Supplied material ::

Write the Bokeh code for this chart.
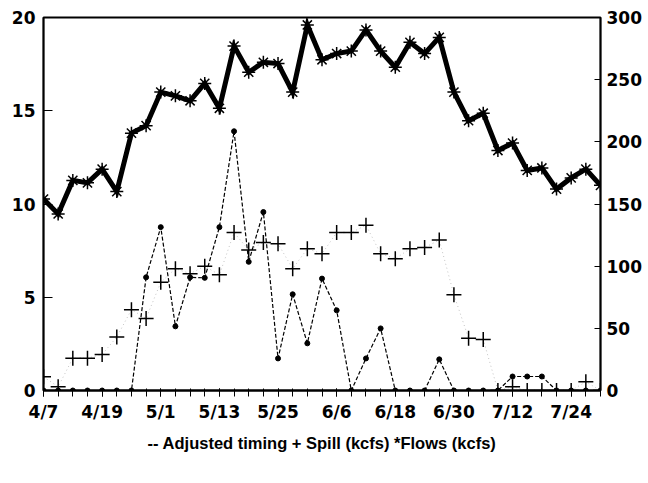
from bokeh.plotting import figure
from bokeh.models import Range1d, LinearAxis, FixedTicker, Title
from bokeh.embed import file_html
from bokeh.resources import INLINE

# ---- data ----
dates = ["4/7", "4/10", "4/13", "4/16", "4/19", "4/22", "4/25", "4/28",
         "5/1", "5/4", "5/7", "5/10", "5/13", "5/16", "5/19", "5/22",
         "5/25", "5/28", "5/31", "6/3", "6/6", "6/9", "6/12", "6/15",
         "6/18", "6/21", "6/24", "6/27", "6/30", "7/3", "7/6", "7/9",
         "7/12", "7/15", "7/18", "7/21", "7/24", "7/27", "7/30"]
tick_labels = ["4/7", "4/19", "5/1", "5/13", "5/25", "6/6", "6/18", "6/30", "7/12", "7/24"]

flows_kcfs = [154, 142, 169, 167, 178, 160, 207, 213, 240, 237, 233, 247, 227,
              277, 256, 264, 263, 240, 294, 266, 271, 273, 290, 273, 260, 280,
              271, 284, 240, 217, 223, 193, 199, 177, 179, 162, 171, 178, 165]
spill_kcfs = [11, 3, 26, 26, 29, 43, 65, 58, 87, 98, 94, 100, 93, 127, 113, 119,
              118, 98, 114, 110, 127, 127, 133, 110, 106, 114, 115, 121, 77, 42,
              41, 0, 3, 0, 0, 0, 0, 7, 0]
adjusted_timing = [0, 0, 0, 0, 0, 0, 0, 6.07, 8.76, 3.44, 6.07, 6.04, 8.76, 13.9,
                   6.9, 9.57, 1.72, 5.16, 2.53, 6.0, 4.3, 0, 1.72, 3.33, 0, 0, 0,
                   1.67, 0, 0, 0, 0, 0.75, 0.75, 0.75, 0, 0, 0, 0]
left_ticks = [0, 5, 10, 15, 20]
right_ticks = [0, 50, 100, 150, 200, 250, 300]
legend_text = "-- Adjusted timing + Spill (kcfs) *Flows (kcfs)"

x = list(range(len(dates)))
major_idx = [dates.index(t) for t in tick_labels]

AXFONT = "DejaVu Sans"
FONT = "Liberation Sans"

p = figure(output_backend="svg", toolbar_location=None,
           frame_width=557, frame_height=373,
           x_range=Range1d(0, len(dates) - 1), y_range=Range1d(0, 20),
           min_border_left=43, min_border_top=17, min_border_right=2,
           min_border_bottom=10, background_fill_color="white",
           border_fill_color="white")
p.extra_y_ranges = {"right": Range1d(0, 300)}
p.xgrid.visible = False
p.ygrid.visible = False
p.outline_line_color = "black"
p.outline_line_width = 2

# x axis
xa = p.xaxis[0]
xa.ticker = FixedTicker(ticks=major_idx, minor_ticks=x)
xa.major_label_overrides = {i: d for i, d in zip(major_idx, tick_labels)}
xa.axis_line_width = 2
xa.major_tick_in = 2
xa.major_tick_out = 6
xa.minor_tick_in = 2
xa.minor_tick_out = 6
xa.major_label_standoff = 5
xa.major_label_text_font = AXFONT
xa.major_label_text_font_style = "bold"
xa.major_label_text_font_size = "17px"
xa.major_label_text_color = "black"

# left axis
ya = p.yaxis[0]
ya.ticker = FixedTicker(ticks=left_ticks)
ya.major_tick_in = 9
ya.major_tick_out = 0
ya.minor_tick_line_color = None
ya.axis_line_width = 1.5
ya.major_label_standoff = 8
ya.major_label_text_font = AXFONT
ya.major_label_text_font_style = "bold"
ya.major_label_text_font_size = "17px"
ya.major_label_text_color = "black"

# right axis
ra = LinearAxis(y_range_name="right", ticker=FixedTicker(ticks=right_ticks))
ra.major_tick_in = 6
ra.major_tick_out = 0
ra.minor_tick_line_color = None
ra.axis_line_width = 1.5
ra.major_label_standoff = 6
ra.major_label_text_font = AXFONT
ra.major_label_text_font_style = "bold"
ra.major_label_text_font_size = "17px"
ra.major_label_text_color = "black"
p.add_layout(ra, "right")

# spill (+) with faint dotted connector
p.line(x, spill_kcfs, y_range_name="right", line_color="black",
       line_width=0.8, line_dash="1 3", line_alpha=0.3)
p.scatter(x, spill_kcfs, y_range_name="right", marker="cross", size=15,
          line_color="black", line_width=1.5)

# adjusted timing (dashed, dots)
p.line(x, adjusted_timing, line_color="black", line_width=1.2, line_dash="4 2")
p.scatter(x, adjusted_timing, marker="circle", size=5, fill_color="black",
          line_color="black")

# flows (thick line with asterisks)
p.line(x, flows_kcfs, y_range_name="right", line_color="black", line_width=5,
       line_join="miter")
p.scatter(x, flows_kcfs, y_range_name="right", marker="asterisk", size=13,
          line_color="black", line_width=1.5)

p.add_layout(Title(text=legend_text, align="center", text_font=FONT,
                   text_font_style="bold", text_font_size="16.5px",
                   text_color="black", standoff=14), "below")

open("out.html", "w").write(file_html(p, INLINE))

Written problem :: Reproduce all of the material above word for word. Omit the pictures.

Written answer ::
Write the Bokeh code for this chart.
from bokeh.plotting import figure
from bokeh.models import Range1d, LinearAxis, FixedTicker, Title
from bokeh.embed import file_html
from bokeh.resources import INLINE

# ---- data ----
dates = ["4/7", "4/10", "4/13", "4/16", "4/19", "4/22", "4/25", "4/28",
         "5/1", "5/4", "5/7", "5/10", "5/13", "5/16", "5/19", "5/22",
         "5/25", "5/28", "5/31", "6/3", "6/6", "6/9", "6/12", "6/15",
         "6/18", "6/21", "6/24", "6/27", "6/30", "7/3", "7/6", "7/9",
         "7/12", "7/15", "7/18", "7/21", "7/24", "7/27", "7/30"]
tick_labels = ["4/7", "4/19", "5/1", "5/13", "5/25", "6/6", "6/18", "6/30", "7/12", "7/24"]

flows_kcfs = [154, 142, 169, 167, 178, 160, 207, 213, 240, 237, 233, 247, 227,
              277, 256, 264, 263, 240, 294, 266, 271, 273, 290, 273, 260, 280,
              271, 284, 240, 217, 223, 193, 199, 177, 179, 162, 171, 178, 165]
spill_kcfs = [11, 3, 26, 26, 29, 43, 65, 58, 87, 98, 94, 100, 93, 127, 113, 119,
              118, 98, 114, 110, 127, 127, 133, 110, 106, 114, 115, 121, 77, 42,
              41, 0, 3, 0, 0, 0, 0, 7, 0]
adjusted_timing = [0, 0, 0, 0, 0, 0, 0, 6.07, 8.76, 3.44, 6.07, 6.04, 8.76, 13.9,
                   6.9, 9.57, 1.72, 5.16, 2.53, 6.0, 4.3, 0, 1.72, 3.33, 0, 0, 0,
                   1.67, 0, 0, 0, 0, 0.75, 0.75, 0.75, 0, 0, 0, 0]
left_ticks = [0, 5, 10, 15, 20]
right_ticks = [0, 50, 100, 150, 200, 250, 300]
legend_text = "-- Adjusted timing + Spill (kcfs) *Flows (kcfs)"

x = list(range(len(dates)))
major_idx = [dates.index(t) for t in tick_labels]

AXFONT = "DejaVu Sans"
FONT = "Liberation Sans"

p = figure(output_backend="svg", toolbar_location=None,
           frame_width=557, frame_height=373,
           x_range=Range1d(0, len(dates) - 1), y_range=Range1d(0, 20),
           min_border_left=43, min_border_top=17, min_border_right=2,
           min_border_bottom=10, background_fill_color="white",
           border_fill_color="white")
p.extra_y_ranges = {"right": Range1d(0, 300)}
p.xgrid.visible = False
p.ygrid.visible = False
p.outline_line_color = "black"
p.outline_line_width = 2

# x axis
xa = p.xaxis[0]
xa.ticker = FixedTicker(ticks=major_idx, minor_ticks=x)
xa.major_label_overrides = {i: d for i, d in zip(major_idx, tick_labels)}
xa.axis_line_width = 2
xa.major_tick_in = 2
xa.major_tick_out = 6
xa.minor_tick_in = 2
xa.minor_tick_out = 6
xa.major_label_standoff = 5
xa.major_label_text_font = AXFONT
xa.major_label_text_font_style = "bold"
xa.major_label_text_font_size = "17px"
xa.major_label_text_color = "black"

# left axis
ya = p.yaxis[0]
ya.ticker = FixedTicker(ticks=left_ticks)
ya.major_tick_in = 9
ya.major_tick_out = 0
ya.minor_tick_line_color = None
ya.axis_line_width = 1.5
ya.major_label_standoff = 8
ya.major_label_text_font = AXFONT
ya.major_label_text_font_style = "bold"
ya.major_label_text_font_size = "17px"
ya.major_label_text_color = "black"

# right axis
ra = LinearAxis(y_range_name="right", ticker=FixedTicker(ticks=right_ticks))
ra.major_tick_in = 6
ra.major_tick_out = 0
ra.minor_tick_line_color = None
ra.axis_line_width = 1.5
ra.major_label_standoff = 6
ra.major_label_text_font = AXFONT
ra.major_label_text_font_style = "bold"
ra.major_label_text_font_size = "17px"
ra.major_label_text_color = "black"
p.add_layout(ra, "right")

# spill (+) with faint dotted connector
p.line(x, spill_kcfs, y_range_name="right", line_color="black",
       line_width=0.8, line_dash="1 3", line_alpha=0.3)
p.scatter(x, spill_kcfs, y_range_name="right", marker="cross", size=15,
          line_color="black", line_width=1.5)

# adjusted timing (dashed, dots)
p.line(x, adjusted_timing, line_color="black", line_width=1.2, line_dash="4 2")
p.scatter(x, adjusted_timing, marker="circle", size=5, fill_color="black",
          line_color="black")

# flows (thick line with asterisks)
p.line(x, flows_kcfs, y_range_name="right", line_color="black", line_width=5,
       line_join="miter")
p.scatter(x, flows_kcfs, y_range_name="right", marker="asterisk", size=13,
          line_color="black", line_width=1.5)

p.add_layout(Title(text=legend_text, align="center", text_font=FONT,
                   text_font_style="bold", text_font_size="16.5px",
                   text_color="black", standoff=14), "below")

open("out.html", "w").write(file_html(p, INLINE))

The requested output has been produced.